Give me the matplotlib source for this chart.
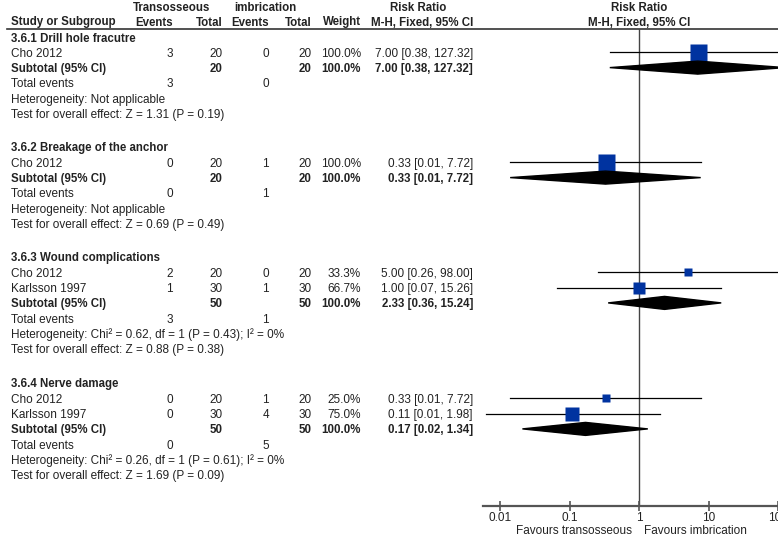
import matplotlib

matplotlib.use("Agg")
import matplotlib.pyplot as plt
from matplotlib.patches import Polygon

plt.rcParams["font.family"] = ["Liberation Sans", "DejaVu Sans"]

# data
group_names = [
    "3.6.1 Drill hole fracutre",
    "3.6.2 Breakage of the anchor",
    "3.6.3 Wound complications",
    "3.6.4 Nerve damage",
]
study_group = [0, 1, 2, 2, 3, 3]
study_names = ["Cho 2012", "Cho 2012", "Cho 2012", "Karlsson 1997", "Cho 2012", "Karlsson 1997"]
trans_events = [3, 0, 2, 1, 0, 0]
trans_total = [20, 20, 20, 30, 20, 30]
imb_events = [0, 1, 0, 1, 1, 4]
imb_total = [20, 20, 20, 30, 20, 30]
weights = [100.0, 100.0, 33.3, 66.7, 25.0, 75.0]
rr = [7.00, 0.33, 5.00, 1.00, 0.33, 0.11]
rr_lo = [0.38, 0.014, 0.26, 0.066, 0.014, 0.0063]
rr_hi = [127.32, 7.72, 98.00, 15.26, 7.72, 1.98]

sub_rr = [7.00, 0.33, 2.33, 0.17]
sub_lo = [0.38, 0.014, 0.36, 0.021]
sub_hi = [127.32, 7.72, 15.24, 1.34]
heterogeneity = [
    "Not applicable",
    "Not applicable",
    "Chi\u00b2 = 0.62, df = 1 (P = 0.43); I\u00b2 = 0%",
    "Chi\u00b2 = 0.26, df = 1 (P = 0.61); I\u00b2 = 0%",
]
overall_effect = [
    "Z = 1.31 (P = 0.19)",
    "Z = 0.69 (P = 0.49)",
    "Z = 0.88 (P = 0.38)",
    "Z = 1.69 (P = 0.09)",
]
axis_ticks = [0.01, 0.1, 1, 10, 100]
axis_labels = ["0.01", "0.1", "1", "10", "100"]
left_label = "Favours transosseous"
right_label = "Favours imbrication"

# layout in pixels
W, H = 778, 539
group_top = [37, 147, 257, 383]
step = 15.3
txt_dy = 1.5
fs = 8.5
fs_bold = 8.3
txt_color = "#222222"
sq_color = "#0033a0"
x_name = 11
x_ev1, x_tot1, x_ev2, x_tot2, x_wt, x_rr = 173, 223, 269, 312, 361, 473
fx_left, fx_right, fx_top, fx_bottom = 483, 778, 28.5, 506
# log10 value at left / right edge of forest axes (decade = 69.5 px, 1 at 639)
dec = 69.5
lg_left = (fx_left - 639) / dec
lg_right = (fx_right - 639) / dec

fig = plt.figure(figsize=(W / 100, H / 100), dpi=100)
ax = fig.add_axes([0, 0, 1, 1])
ax.set_xlim(0, W)
ax.set_ylim(H, 0)
ax.axis("off")

fx = fig.add_axes(
    [fx_left / W, 1 - fx_bottom / H, (fx_right - fx_left) / W, (fx_bottom - fx_top) / H]
)
fx.set_xscale("log")
fx.set_xlim(10**lg_left, 10**lg_right)
fx.set_ylim(fx_bottom, fx_top)
fx.patch.set_alpha(0)
for s in ["top", "left", "right"]:
    fx.spines[s].set_visible(False)
fx.spines["bottom"].set_color("#555555")
fx.spines["bottom"].set_linewidth(1.6)
fx.set_yticks([])
fx.set_xticks(axis_ticks)
fx.set_xticklabels(axis_labels)
fx.minorticks_off()
fx.tick_params(axis="x", direction="inout", length=7, width=1.2, color="#555555",
               labelsize=fs, labelcolor=txt_color, pad=1.0)
fx.axvline(1, color="#444444", lw=1.0, zorder=1)


def put(x, y, s, ha="left", bold=False):
    ax.text(x, y, s, ha=ha, va="center", fontsize=fs_bold if bold else fs,
            color=txt_color, fontweight="bold" if bold else "normal")


# header
put(172, 8, "Transosseous", ha="center", bold=True)
put(265, 8, "imbrication", ha="center", bold=True)
put(418, 8, "Risk Ratio", ha="center", bold=True)
put(639, 8, "Risk Ratio", ha="center", bold=True)
hy = 22.5
put(x_name, hy, "Study or Subgroup", bold=True)
put(x_ev1, hy, "Events", ha="right", bold=True)
put(x_tot1, hy, "Total", ha="right", bold=True)
put(x_ev2, hy, "Events", ha="right", bold=True)
put(x_tot2, hy, "Total", ha="right", bold=True)
put(x_wt, hy, "Weight", ha="right", bold=True)
put(x_rr, hy, "M-H, Fixed, 95% CI", ha="right", bold=True)
put(639, hy, "M-H, Fixed, 95% CI", ha="center", bold=True)
ax.plot([7, W], [28.5, 28.5], color="#333333", lw=1.2)

for g, gname in enumerate(group_names):
    y = group_top[g]
    put(x_name, y + txt_dy, gname, bold=True)
    idx = [i for i, sg in enumerate(study_group) if sg == g]
    for i in idx:
        y += step
        ty = y + txt_dy
        put(x_name, ty, study_names[i])
        put(x_ev1, ty, str(trans_events[i]), ha="right")
        put(x_tot1, ty, str(trans_total[i]), ha="right")
        put(x_ev2, ty, str(imb_events[i]), ha="right")
        put(x_tot2, ty, str(imb_total[i]), ha="right")
        put(x_wt, ty, f"{weights[i]:.1f}%", ha="right")
        put(x_rr, ty, f"{rr[i]:.2f} [{rr_lo[i]:.2f}, {rr_hi[i]:.2f}]", ha="right")
        fx.plot([rr_lo[i], rr_hi[i]], [y, y], color="black", lw=0.9, zorder=2)
        side = 4 + 13 * weights[i] / 100
        fx.plot([rr[i]], [y], marker="s", ms=side * 0.72, mec="none",
                color=sq_color, zorder=3)
    # subtotal
    y += step
    ty = y + txt_dy
    put(x_name, ty, "Subtotal (95% CI)", bold=True)
    put(x_tot1, ty, str(sum(trans_total[i] for i in idx)), ha="right", bold=True)
    put(x_tot2, ty, str(sum(imb_total[i] for i in idx)), ha="right", bold=True)
    put(x_wt, ty, "100.0%", ha="right", bold=True)
    put(x_rr, ty, f"{sub_rr[g]:.2f} [{sub_lo[g]:.2f}, {sub_hi[g]:.2f}]", ha="right", bold=True)
    fx.add_patch(Polygon(
        [(sub_lo[g], y), (sub_rr[g], y - 6.5), (sub_hi[g], y), (sub_rr[g], y + 6.5)],
        closed=True, color="black", zorder=4))
    # total events
    y += step
    ty = y + txt_dy
    put(x_name, ty, "Total events")
    put(x_ev1, ty, str(sum(trans_events[i] for i in idx)), ha="right")
    put(x_ev2, ty, str(sum(imb_events[i] for i in idx)), ha="right")
    y += step
    put(x_name, y + txt_dy, "Heterogeneity: " + heterogeneity[g])
    y += step
    put(x_name, y + txt_dy, "Test for overall effect: " + overall_effect[g])

put(632, 531, left_label, ha="right")
put(644, 531, right_label)

fig.savefig("out.png", dpi=100)
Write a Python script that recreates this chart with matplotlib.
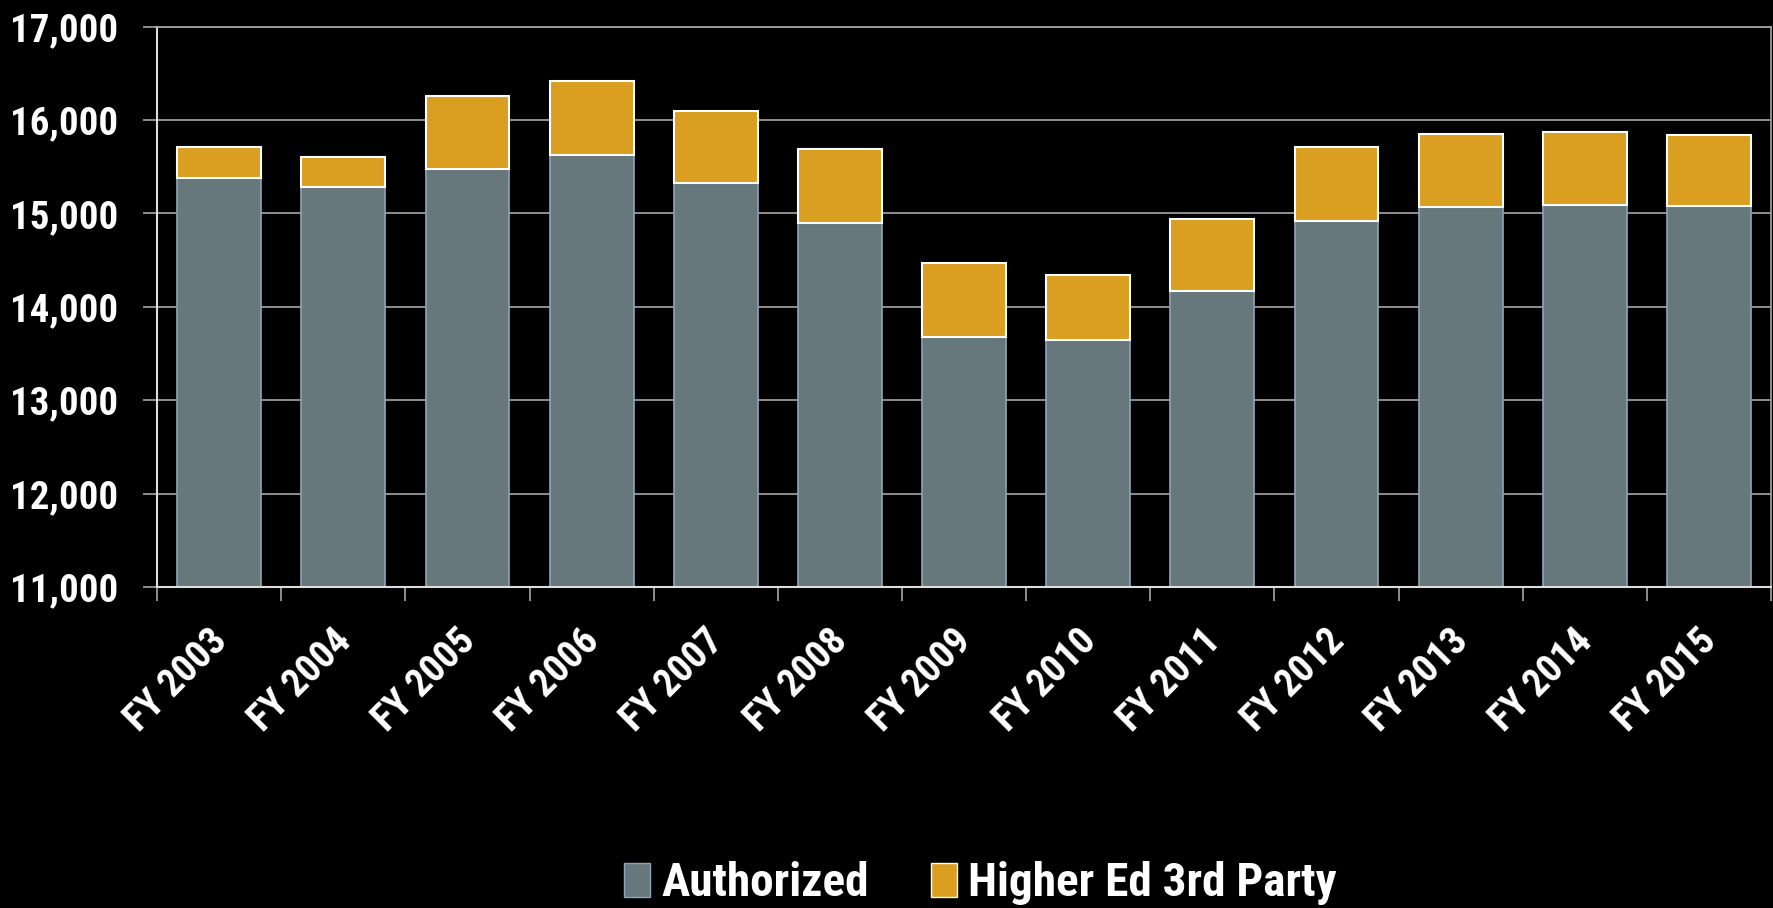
import matplotlib
matplotlib.use("Agg")
import matplotlib.pyplot as plt
import numpy as np
from matplotlib.patches import Patch
from matplotlib.ticker import FuncFormatter, FixedLocator
from matplotlib import font_manager as fm
from matplotlib.transforms import ScaledTranslation

fonts = fm.fontManager.ttflist
names = {f.name for f in fonts}
stretch = 'normal'
if 'Roboto Condensed' in names:
    fam = ['Roboto Condensed', 'DejaVu Sans']
elif 'Liberation Sans Narrow' in names:
    fam = ['Liberation Sans Narrow', 'DejaVu Sans']
elif any(f.name == 'DejaVu Sans' and 'ondensed' in f.fname for f in fonts):
    fam = ['DejaVu Sans']
    stretch = 'condensed'
else:
    fam = ['Roboto', 'DejaVu Sans']
narrow = fam[0] != 'Roboto'

plt.rcParams['font.family'] = fam
plt.rcParams['font.stretch'] = stretch
plt.rcParams['font.weight'] = 'bold'

categories = ["FY 2003", "FY 2004", "FY 2005", "FY 2006", "FY 2007", "FY 2008", "FY 2009",
              "FY 2010", "FY 2011", "FY 2012", "FY 2013", "FY 2014", "FY 2015"]
authorized = [15382, 15286, 15481, 15625, 15324, 14900, 13679, 13646, 14168, 14924, 15071, 15093, 15079]
totals = [15708, 15607, 16256, 16414, 16099, 15687, 14471, 14336, 14946, 15711, 15850, 15875, 15836]
higher_ed = [t - a for t, a in zip(totals, authorized)]
series_names = ["Authorized", "Higher Ed 3rd Party"]
yticks = [11000, 12000, 13000, 14000, 15000, 16000, 17000]

fig = plt.figure(figsize=(17.73, 9.08), dpi=100, facecolor='black')
ax = fig.add_axes([0.0886, 0.3535, 0.9103, 0.6171])
ax.set_facecolor('black')

x = np.arange(len(categories))
w = 0.676
grid_c = '#a6a6a6'
ax.set_axisbelow(True)
ax.yaxis.grid(True, color=grid_c, linewidth=1.2)
ax.bar(x, authorized, w, bottom=0, color='#66787c', edgecolor='#8fa4ba', linewidth=1.2, label=series_names[0])
ax.bar(x, higher_ed, w, bottom=authorized, color='#da9e20', edgecolor='white', linewidth=1.5, label=series_names[1])

ysize = 28 if narrow else 26
xsize = 28 if narrow else 26
lsize = 34 if narrow else 31

ax.set_ylim(yticks[0], yticks[-1])
ax.set_xlim(-0.5, len(categories) - 0.5)
ax.set_yticks(yticks)
ax.yaxis.set_major_formatter(FuncFormatter(lambda v, p: f"{int(v):,}"))
ax.tick_params(axis='y', colors=grid_c, length=10, width=1.2, labelcolor='white', labelsize=ysize, pad=18)

ax.set_xticks(x)
ax.set_xticklabels(categories, rotation=45, ha='right', rotation_mode='anchor', color='white', fontsize=xsize)
ax.tick_params(axis='x', which='major', length=0, pad=24)
offset = ScaledTranslation(-0.11, -0.02, fig.dpi_scale_trans)
for lbl in ax.get_xticklabels():
    lbl.set_transform(lbl.get_transform() + offset)
ax.xaxis.set_minor_locator(FixedLocator(np.arange(-0.5, len(categories), 1.0)))
ax.tick_params(axis='x', which='minor', length=10, width=1.2, colors=grid_c)

for s in ['left', 'bottom']:
    ax.spines[s].set_color('#dddddd')
    ax.spines[s].set_linewidth(1.5)
for s in ['top', 'right']:
    ax.spines[s].set_color(grid_c)
    ax.spines[s].set_linewidth(1.2)

handles = [Patch(facecolor='#66787c', edgecolor='#8fa4ba', label=series_names[0]),
           Patch(facecolor='#da9e20', edgecolor='white', label=series_names[1])]
leg = fig.legend(handles=handles, loc='center', bbox_to_anchor=(0.553, 0.027), ncol=2, frameon=False,
                 fontsize=lsize, handlelength=0.55, handleheight=0.75, handletextpad=0.25, columnspacing=1.3)
for t in leg.get_texts():
    t.set_color('white')

fig.savefig('out.png', dpi=100, facecolor='black')
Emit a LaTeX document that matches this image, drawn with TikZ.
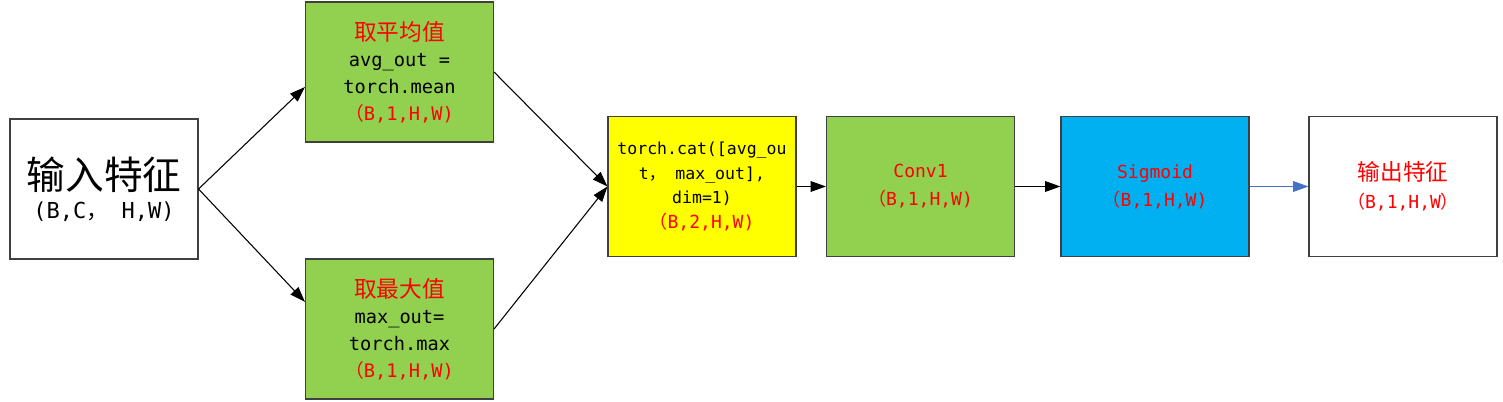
● ● ●
PROBLEM REQUIREMENTS: From the records above, transcribe exactly the lines starting at the one containing "Write a Python" and ending at the one containing "from matplotlib.transforms import". Skip the pictures.

OUTPUT:
Write a Python script that recreates this chart with matplotlib.
import matplotlib
matplotlib.use("Agg")
import matplotlib.pyplot as plt
import numpy as np
from matplotlib.patches import Patch
from matplotlib.ticker import FuncFormatter, FixedLocator
from matplotlib import font_manager as fm
from matplotlib.transforms import ScaledTranslation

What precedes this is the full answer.